I told a story of this gig in connection with hickeys. Here's another aspect of the time I was hired along with a number of other violinists to back up Tony Bennet in a commercial for MTV in its early days.

We were there just for show. The music had already been pre-recorded by a synthesiser, and that's what they were going to use. But we had to play the music anyway and co-ordinate it to Bennet, etc. So we had a quick rehearsal before the 1st take. The producer said "Hey, that sounded good! It sounded as good as our pre-recorded track!" Some compliment! Like saying that a real flower looks as good as a plastic one!

March 9, 2012 at 10:04 PM · Raphael: That's what is known as a "left-handed compliment" - a compliment that's not really a compliment. Like the following:

"I've never heard a violin played quite like that."

"Very interesting."

"You managed to make that passage sound really in tune."

"Did you change your regular practice routine?"

"How come you never hear Milstein play like that?"

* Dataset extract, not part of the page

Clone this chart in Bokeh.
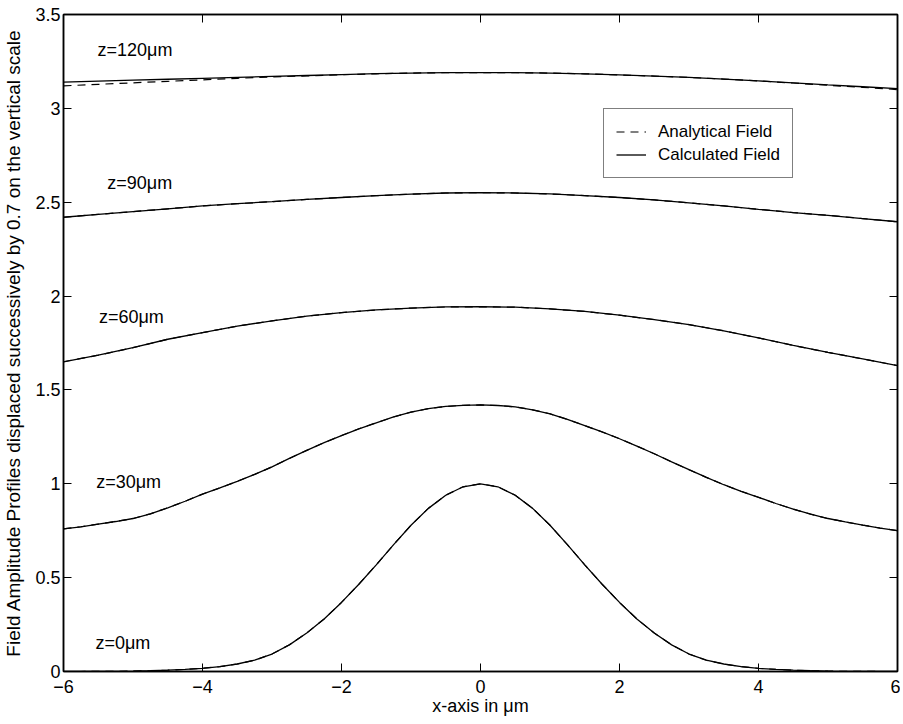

"Well, you did make it look easy."

Cheers,

Sandy

March 9, 2012 at 10:22 PM · I know. But the thing is, I don't think he realised the irony in what he was saying. But we all did. Nobody said anything, but a few of us looked at one another with an expression as if to say "how about that? We managed to sound as good as a machine that was built to sound like us (to say nothing of replace us)!"